Why do Penn & Teller seem to dislike Mentalism so much?

What friedo said.

You know those cheapo magicians that just buy off-the-shelf old gags from the magic shop? Practice it a couple times and poof they’re a magician.

Very few mentalists do any sort of skilled, original act. There is a ton of simple same-old-same-old. Mentalist or stage magician, P&T hate that.

Kreskin used to have to vary his claims based on what state he was in. Some places didn’t allow people to claim to read minds, etc. But he generally did claim having psychic powers.

WHAT??? Cmon man.

No child who attended an assembly featuring a magician was harmed by said magician saying “Its Magiiiicccc!”

I dunno. They seemed impressed by that one guy’s act linked here, and there wasn’t much to it as far as skill. You or I could do it if we had the printer.

Also not a fan when they are “fooled” by a technicality. So the guy moved the printer or had it on him rather than under the table. Penn and Teller still figured out the trick as easily as the people in the comments under that video.

Reminds me of when Stephen Hawking threw a party for time travelers.
He put together the trappings of a party without telling anyone and waited for people to show up. He announced at a later date that he was having a party in the past that had already happened. Presumably if any time travelers got the message they could have dropped in. No one did.

FWIW here is a mentalism act P&T enjoyed (and they tell us a bit about why they hate mentalism…short version: they over complicate things to obfuscate what is happening…this act did not do that): - YouTube

Now that one is interesting, given that he didn’t use the ring. And apparently nothing he did was extraneous, suggesting the whole milking thing was useful. Did he plant something on Hannigan?

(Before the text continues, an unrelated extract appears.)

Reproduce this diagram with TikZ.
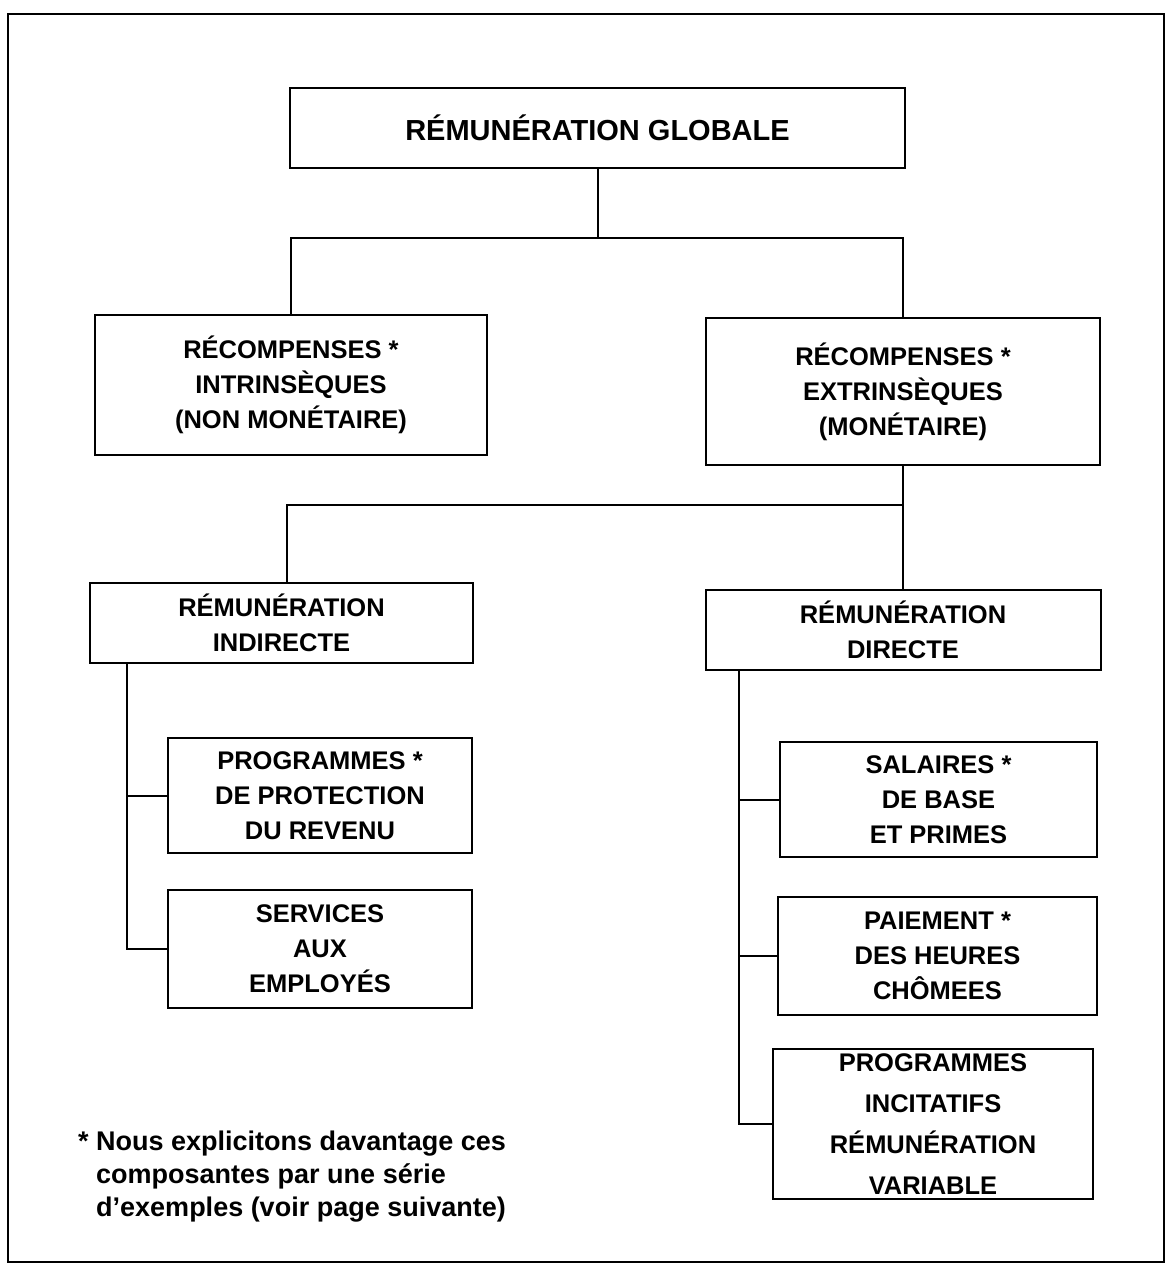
\documentclass[tikz,border=0pt]{standalone}
\usepackage{fontspec}
\setmainfont{Liberation Sans}
\newcommand\boxfnt{\bfseries\fontsize{25.5}{35}\selectfont}
\newcommand\titlefnt{\bfseries\fontsize{29}{35}\selectfont}
\newcommand\notefnt{\bfseries\fontsize{27}{33}\selectfont}
\begin{document}
\begin{tikzpicture}[x=1pt,y=-1pt,
  box/.style={draw, line width=2pt, align=center, inner sep=0pt, font=\boxfnt},
  conn/.style={line width=2pt}]
\useasboundingbox (0,0) rectangle (1170,1276);
\draw[line width=2pt] (8,14) rectangle (1164,1262);

\node[box, font=\titlefnt, minimum width=615pt, minimum height=80pt] (top) at (597.5,128) {RÉMUNÉRATION GLOBALE};

\node[box, minimum width=392pt, minimum height=140pt] (lrec) at (291,385) {RÉCOMPENSES *\\INTRINSÈQUES\\(NON MONÉTAIRE)};
\node[box, minimum width=394pt, minimum height=147pt] (rrec) at (903,391.5) {RÉCOMPENSES *\\EXTRINSÈQUES\\(MONÉTAIRE)};

\node[box, minimum width=383pt, minimum height=80pt] (ind) at (281.5,623) {RÉMUNÉRATION\\INDIRECTE};
\node[box, minimum width=395pt, minimum height=80pt] (dir) at (903,630) {RÉMUNÉRATION\\DIRECTE};

\node[box, minimum width=304pt, minimum height=115pt] (prot) at (320,795.5) {PROGRAMMES *\\DE PROTECTION\\DU REVENU};
\node[box, minimum width=304pt, minimum height=118pt] (serv) at (320,949) {SERVICES\\AUX\\EMPLOYÉS};

\node[box, minimum width=317pt, minimum height=115pt] (sal) at (938.5,799.5) {SALAIRES *\\DE BASE\\ET PRIMES};
\node[box, minimum width=319pt, minimum height=118pt] (pai) at (937.5,956) {PAIEMENT *\\DES HEURES\\CHÔMEES};
\node[box, minimum width=320pt, minimum height=150pt] (inc) at (933,1124) {PROGRAMMES\\[6pt]INCITATIFS\\[6pt]RÉMUNÉRATION\\[6pt]VARIABLE};

\coordinate (j1) at (597.5,238);
\draw[conn] (top.south) -- (j1);
\draw[conn] (lrec.north) |- (j1) -| (rrec.north);
\coordinate (j2) at (903,505);
\draw[conn] (rrec.south) -- (j2) -| ([xshift=5.5pt]ind.north);
\draw[conn] (j2) -- (dir.north);

\draw[conn] ([xshift=38pt]ind.south west) |- (serv.west);
\draw[conn] (prot.west) -| ([xshift=38pt]ind.south west);

\draw[conn] ([xshift=34.5pt]dir.south west) |- (inc.west);
\draw[conn] (sal.west) -| ([xshift=34.5pt]dir.south west);
\draw[conn] (pai.west) -| ([xshift=34.5pt]dir.south west);

\node[anchor=north west, align=left, inner sep=0pt, font=\notefnt] (note) at (78,1131)
  {* Nous explicitons davantage ces\\\hphantom{* }composantes par une série\\\hphantom{* }d’exemples (voir page suivante)};
\end{tikzpicture}
\end{document}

I don’t buy the comment theory that he could just see if she was holding it, because she could hold it in various ways to prevent that. And you want your trick to be 100% on that stage: Some even say there is a requirement that your trick be reproducible.

It might be worth mentioning that some magicians, and good ones at that, do use “easy tricks bought from the magic shop”. Magic is, first and foremost, a performance, and a good performer can make any act entertaining. And the most entertaining trick is not necessarily the one that’s the hardest to pull off.

Heck, The Amazing Jonathan had an act where he randomly selected an audience member, and “read” all sorts of things about her from a piece of jewelry she was wearing, concluding with “reading” that she was actually his wife. No trick at all, there, but he made it funny, so it’s all good.

On the counter, this act (the final reveal) is so straightforward that you sort of have to slap yourself on the forehead.

Timestamp: 2:55

To some extent, people are just so easily fooled that even just blatantly cheating right in front of them doesn’t stop them from believing you because the blatancy just seems so foreign that our brains assume it couldn’t happen.

Geller has been the most targeted for debunking because of those claims. James “The Amazing” Randi has practically made a career of debunking Geller, showing that he can reproduce anything Geller does, notably the melting spoon trick.

I didn’t get the whole ring discussion. What was Penn getting at?

Magnets.

You’re right, and yet I have an important point that I can’t figure out what the hell it is.

ETA: I think perhaps my point is about tricking you into believing outside-the-show stuff that is potentially detrimental to you.

When ‘Mentalsts’ convince people that psychic powers are real, that helps create a culture in which con men like spirit guides, fortune tellers, dowsers and other mystical scumbags can extract more money from the gullible and the grieving.

I teach a magic club to elementary kids sometimes, and I tell them that the joy of a magic performance is this: you’ve told your audience a plausible, impossible story, and they can’t match what they saw to what they know about the universe. Folks who like magic shows either like them because they love that happy confusion, or because they want to solve the puzzle.

If you insist during the show that it’s magic, but it’s with a wink, then the audience gets either the puzzle, or the happy confusion, their choice.

If you insist later, with no wink, that it’s real, you deny the happy confusion, and you move into fraud.

Specifically psychics and mediums who claimed to be speaking to his late mother in English, IIRC. She’d have been conversing in German.